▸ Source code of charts
==============================

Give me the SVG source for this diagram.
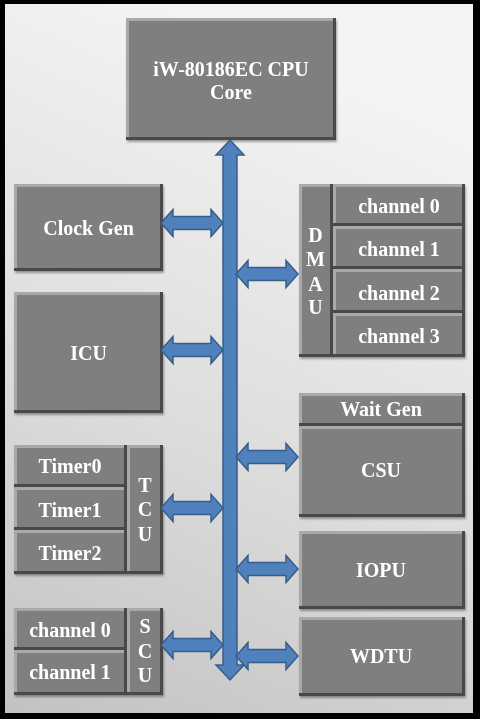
<svg xmlns="http://www.w3.org/2000/svg" xmlns:xlink="http://www.w3.org/1999/xlink" width="480" height="719" viewBox="0 0 480 719">
<style>
.lt{fill:#a9a9a9}
.dk{fill:#4a4a4a}
.md{fill:#7f7f7f}
.t{font-family:"Liberation Serif","Times New Roman",serif;font-weight:bold;font-size:20px;fill:#ffffff;text-anchor:middle}
.big{font-size:20px}
.arr{fill:#4f81bd;stroke:#385d8a;stroke-width:1.5;stroke-linejoin:miter}
.box{filter:url(#sh)}
</style>
<defs>
<linearGradient id="bg" x1="0.3" y1="0" x2="0" y2="1">
<stop offset="0" stop-color="#f3f3f3"/>
<stop offset="0.5" stop-color="#dedede"/>
<stop offset="1" stop-color="#c2c2c2"/>
</linearGradient>
<filter id="sh" x="-10%" y="-10%" width="120%" height="130%">
<feDropShadow dx="1" dy="2" stdDeviation="1.2" flood-color="#000" flood-opacity="0.35"/>
</filter>
<path id="ha" d="M0,0 L12,-13.5 L12,-6.5 L50,-6.5 L50,-13.5 L62,0 L50,13.5 L50,6.5 L12,6.5 L12,13.5 Z"/>
</defs>
<rect x="0" y="0" width="480" height="719" fill="#000000"/>
<rect x="5" y="4" width="468" height="709" fill="url(#bg)"/>

<g id="cpu" class="box"><rect class="dk" x="126" y="18" width="210" height="122"/><rect class="lt" x="126" y="18" width="207" height="119"/><rect class="md" x="129" y="21" width="204" height="116"/><text class="t big" x="231" y="76">iW-80186EC CPU</text><text class="t big" x="231" y="99">Core</text></g>

<g id="clockgen" class="box"><rect class="dk" x="14" y="184" width="149" height="87"/><rect class="lt" x="14" y="184" width="146" height="84"/><rect class="md" x="17" y="187" width="143" height="81"/><text class="t" x="88.5" y="235">Clock Gen</text></g>

<g id="icu" class="box"><rect class="dk" x="14" y="292" width="149" height="121"/><rect class="lt" x="14" y="292" width="146" height="118"/><rect class="md" x="17" y="295" width="143" height="115"/><text class="t" x="88.5" y="360">ICU</text></g>

<g id="dmau" class="box">
<rect class="dk" x="299" y="184" width="34" height="173"/><rect class="lt" x="299" y="184" width="31" height="170"/><rect class="md" x="302" y="187" width="28" height="167"/>
<text class="t" x="315.5" y="242">D</text><text class="t" x="315.5" y="266">M</text><text class="t" x="315.5" y="291">A</text><text class="t" x="315.5" y="314">U</text>
<rect class="dk" x="333" y="184" width="132" height="42"/><rect class="lt" x="333" y="184" width="129" height="39"/><rect class="md" x="336" y="187" width="126" height="36"/><text class="t" x="399" y="213">channel 0</text>
<rect class="dk" x="333" y="226" width="132" height="43"/><rect class="lt" x="333" y="226" width="129" height="40"/><rect class="md" x="336" y="229" width="126" height="37"/><text class="t" x="399" y="256">channel 1</text>
<rect class="dk" x="333" y="269" width="132" height="44"/><rect class="lt" x="333" y="269" width="129" height="41"/><rect class="md" x="336" y="272" width="126" height="38"/><text class="t" x="399" y="300">channel 2</text>
<rect class="dk" x="333" y="313" width="132" height="44"/><rect class="lt" x="333" y="313" width="129" height="41"/><rect class="md" x="336" y="316" width="126" height="38"/><text class="t" x="399" y="343">channel 3</text>
</g>

<g id="tcu" class="box">
<rect class="dk" x="14" y="445" width="113" height="42"/><rect class="lt" x="14" y="445" width="110" height="39"/><rect class="md" x="17" y="448" width="107" height="36"/><text class="t" x="70" y="473">Timer0</text>
<rect class="dk" x="14" y="487" width="113" height="43"/><rect class="lt" x="14" y="487" width="110" height="40"/><rect class="md" x="17" y="490" width="107" height="37"/><text class="t" x="70" y="517">Timer1</text>
<rect class="dk" x="14" y="530" width="113" height="44"/><rect class="lt" x="14" y="530" width="110" height="41"/><rect class="md" x="17" y="533" width="107" height="38"/><text class="t" x="70" y="560">Timer2</text>
<rect class="dk" x="127" y="445" width="36" height="129"/><rect class="lt" x="127" y="445" width="33" height="126"/><rect class="md" x="130" y="448" width="30" height="123"/>
<text class="t" x="145" y="492">T</text><text class="t" x="145" y="516">C</text><text class="t" x="145" y="541">U</text>
</g>

<g id="scu" class="box">
<rect class="dk" x="14" y="608" width="113" height="42"/><rect class="lt" x="14" y="608" width="110" height="39"/><rect class="md" x="17" y="611" width="107" height="36"/><text class="t" x="70" y="637">channel 0</text>
<rect class="dk" x="14" y="650" width="113" height="45"/><rect class="lt" x="14" y="650" width="110" height="42"/><rect class="md" x="17" y="653" width="107" height="39"/><text class="t" x="70" y="679">channel 1</text>
<rect class="dk" x="127" y="608" width="36" height="87"/><rect class="lt" x="127" y="608" width="33" height="84"/><rect class="md" x="130" y="611" width="30" height="81"/>
<text class="t" x="145" y="633">S</text><text class="t" x="145" y="658">C</text><text class="t" x="145" y="682">U</text>
</g>

<g id="csu" class="box">
<rect class="dk" x="299" y="393" width="166" height="33"/><rect class="lt" x="299" y="393" width="163" height="30"/><rect class="md" x="302" y="396" width="160" height="27"/><text class="t" x="381" y="416">Wait Gen</text>
<rect class="dk" x="299" y="426" width="166" height="91"/><rect class="lt" x="299" y="426" width="163" height="88"/><rect class="md" x="302" y="429" width="160" height="85"/><text class="t" x="381" y="477">CSU</text>
</g>

<g id="iopu" class="box"><rect class="dk" x="299" y="531" width="166" height="78"/><rect class="lt" x="299" y="531" width="163" height="75"/><rect class="md" x="302" y="534" width="160" height="72"/><text class="t" x="381" y="577">IOPU</text></g>

<g id="wdtu" class="box"><rect class="dk" x="299" y="617" width="166" height="79"/><rect class="lt" x="299" y="617" width="163" height="76"/><rect class="md" x="302" y="620" width="160" height="73"/><text class="t" x="381" y="663">WDTU</text></g>

<g id="connectors">
<path class="arr" d="M230,140 L244,155 L237,155 L237,665 L244,665 L230,680 L216,665 L223,665 L223,155 L216,155 Z"/>
<use class="arr" xlink:href="#ha" href="#ha" transform="translate(161,223)"/>
<use class="arr" xlink:href="#ha" href="#ha" transform="translate(161,350)"/>
<use class="arr" xlink:href="#ha" href="#ha" transform="translate(161,508)"/>
<use class="arr" xlink:href="#ha" href="#ha" transform="translate(161,645)"/>
<use class="arr" xlink:href="#ha" href="#ha" transform="translate(236,274)"/>
<use class="arr" xlink:href="#ha" href="#ha" transform="translate(236,457)"/>
<use class="arr" xlink:href="#ha" href="#ha" transform="translate(236,569)"/>
<use class="arr" xlink:href="#ha" href="#ha" transform="translate(236,656)"/>
</g>
</svg>
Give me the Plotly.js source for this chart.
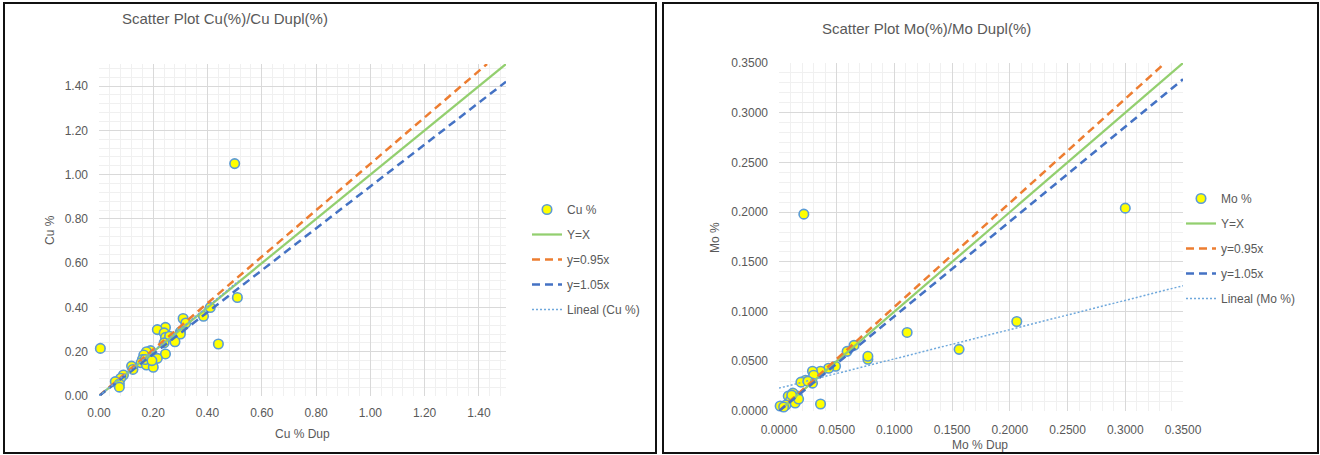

==============================

▸ Directions
Leaving the pictures aside, transcribe the entire listing exactly.

▸ Completed task
Give me the SVG source for this diagram.
<svg xmlns="http://www.w3.org/2000/svg" xmlns:xlink="http://www.w3.org/1999/xlink" width="480" height="719" viewBox="0 0 480 719">
<style>
.lt{fill:#a9a9a9}
.dk{fill:#4a4a4a}
.md{fill:#7f7f7f}
.t{font-family:"Liberation Serif","Times New Roman",serif;font-weight:bold;font-size:20px;fill:#ffffff;text-anchor:middle}
.big{font-size:20px}
.arr{fill:#4f81bd;stroke:#385d8a;stroke-width:1.5;stroke-linejoin:miter}
.box{filter:url(#sh)}
</style>
<defs>
<linearGradient id="bg" x1="0.3" y1="0" x2="0" y2="1">
<stop offset="0" stop-color="#f3f3f3"/>
<stop offset="0.5" stop-color="#dedede"/>
<stop offset="1" stop-color="#c2c2c2"/>
</linearGradient>
<filter id="sh" x="-10%" y="-10%" width="120%" height="130%">
<feDropShadow dx="1" dy="2" stdDeviation="1.2" flood-color="#000" flood-opacity="0.35"/>
</filter>
<path id="ha" d="M0,0 L12,-13.5 L12,-6.5 L50,-6.5 L50,-13.5 L62,0 L50,13.5 L50,6.5 L12,6.5 L12,13.5 Z"/>
</defs>
<rect x="0" y="0" width="480" height="719" fill="#000000"/>
<rect x="5" y="4" width="468" height="709" fill="url(#bg)"/>

<g id="cpu" class="box"><rect class="dk" x="126" y="18" width="210" height="122"/><rect class="lt" x="126" y="18" width="207" height="119"/><rect class="md" x="129" y="21" width="204" height="116"/><text class="t big" x="231" y="76">iW-80186EC CPU</text><text class="t big" x="231" y="99">Core</text></g>

<g id="clockgen" class="box"><rect class="dk" x="14" y="184" width="149" height="87"/><rect class="lt" x="14" y="184" width="146" height="84"/><rect class="md" x="17" y="187" width="143" height="81"/><text class="t" x="88.5" y="235">Clock Gen</text></g>

<g id="icu" class="box"><rect class="dk" x="14" y="292" width="149" height="121"/><rect class="lt" x="14" y="292" width="146" height="118"/><rect class="md" x="17" y="295" width="143" height="115"/><text class="t" x="88.5" y="360">ICU</text></g>

<g id="dmau" class="box">
<rect class="dk" x="299" y="184" width="34" height="173"/><rect class="lt" x="299" y="184" width="31" height="170"/><rect class="md" x="302" y="187" width="28" height="167"/>
<text class="t" x="315.5" y="242">D</text><text class="t" x="315.5" y="266">M</text><text class="t" x="315.5" y="291">A</text><text class="t" x="315.5" y="314">U</text>
<rect class="dk" x="333" y="184" width="132" height="42"/><rect class="lt" x="333" y="184" width="129" height="39"/><rect class="md" x="336" y="187" width="126" height="36"/><text class="t" x="399" y="213">channel 0</text>
<rect class="dk" x="333" y="226" width="132" height="43"/><rect class="lt" x="333" y="226" width="129" height="40"/><rect class="md" x="336" y="229" width="126" height="37"/><text class="t" x="399" y="256">channel 1</text>
<rect class="dk" x="333" y="269" width="132" height="44"/><rect class="lt" x="333" y="269" width="129" height="41"/><rect class="md" x="336" y="272" width="126" height="38"/><text class="t" x="399" y="300">channel 2</text>
<rect class="dk" x="333" y="313" width="132" height="44"/><rect class="lt" x="333" y="313" width="129" height="41"/><rect class="md" x="336" y="316" width="126" height="38"/><text class="t" x="399" y="343">channel 3</text>
</g>

<g id="tcu" class="box">
<rect class="dk" x="14" y="445" width="113" height="42"/><rect class="lt" x="14" y="445" width="110" height="39"/><rect class="md" x="17" y="448" width="107" height="36"/><text class="t" x="70" y="473">Timer0</text>
<rect class="dk" x="14" y="487" width="113" height="43"/><rect class="lt" x="14" y="487" width="110" height="40"/><rect class="md" x="17" y="490" width="107" height="37"/><text class="t" x="70" y="517">Timer1</text>
<rect class="dk" x="14" y="530" width="113" height="44"/><rect class="lt" x="14" y="530" width="110" height="41"/><rect class="md" x="17" y="533" width="107" height="38"/><text class="t" x="70" y="560">Timer2</text>
<rect class="dk" x="127" y="445" width="36" height="129"/><rect class="lt" x="127" y="445" width="33" height="126"/><rect class="md" x="130" y="448" width="30" height="123"/>
<text class="t" x="145" y="492">T</text><text class="t" x="145" y="516">C</text><text class="t" x="145" y="541">U</text>
</g>

<g id="scu" class="box">
<rect class="dk" x="14" y="608" width="113" height="42"/><rect class="lt" x="14" y="608" width="110" height="39"/><rect class="md" x="17" y="611" width="107" height="36"/><text class="t" x="70" y="637">channel 0</text>
<rect class="dk" x="14" y="650" width="113" height="45"/><rect class="lt" x="14" y="650" width="110" height="42"/><rect class="md" x="17" y="653" width="107" height="39"/><text class="t" x="70" y="679">channel 1</text>
<rect class="dk" x="127" y="608" width="36" height="87"/><rect class="lt" x="127" y="608" width="33" height="84"/><rect class="md" x="130" y="611" width="30" height="81"/>
<text class="t" x="145" y="633">S</text><text class="t" x="145" y="658">C</text><text class="t" x="145" y="682">U</text>
</g>

<g id="csu" class="box">
<rect class="dk" x="299" y="393" width="166" height="33"/><rect class="lt" x="299" y="393" width="163" height="30"/><rect class="md" x="302" y="396" width="160" height="27"/><text class="t" x="381" y="416">Wait Gen</text>
<rect class="dk" x="299" y="426" width="166" height="91"/><rect class="lt" x="299" y="426" width="163" height="88"/><rect class="md" x="302" y="429" width="160" height="85"/><text class="t" x="381" y="477">CSU</text>
</g>

<g id="iopu" class="box"><rect class="dk" x="299" y="531" width="166" height="78"/><rect class="lt" x="299" y="531" width="163" height="75"/><rect class="md" x="302" y="534" width="160" height="72"/><text class="t" x="381" y="577">IOPU</text></g>

<g id="wdtu" class="box"><rect class="dk" x="299" y="617" width="166" height="79"/><rect class="lt" x="299" y="617" width="163" height="76"/><rect class="md" x="302" y="620" width="160" height="73"/><text class="t" x="381" y="663">WDTU</text></g>

<g id="connectors">
<path class="arr" d="M230,140 L244,155 L237,155 L237,665 L244,665 L230,680 L216,665 L223,665 L223,155 L216,155 Z"/>
<use class="arr" xlink:href="#ha" href="#ha" transform="translate(161,223)"/>
<use class="arr" xlink:href="#ha" href="#ha" transform="translate(161,350)"/>
<use class="arr" xlink:href="#ha" href="#ha" transform="translate(161,508)"/>
<use class="arr" xlink:href="#ha" href="#ha" transform="translate(161,645)"/>
<use class="arr" xlink:href="#ha" href="#ha" transform="translate(236,274)"/>
<use class="arr" xlink:href="#ha" href="#ha" transform="translate(236,457)"/>
<use class="arr" xlink:href="#ha" href="#ha" transform="translate(236,569)"/>
<use class="arr" xlink:href="#ha" href="#ha" transform="translate(236,656)"/>
</g>
</svg>
Give me the Plotly.js source for this chart.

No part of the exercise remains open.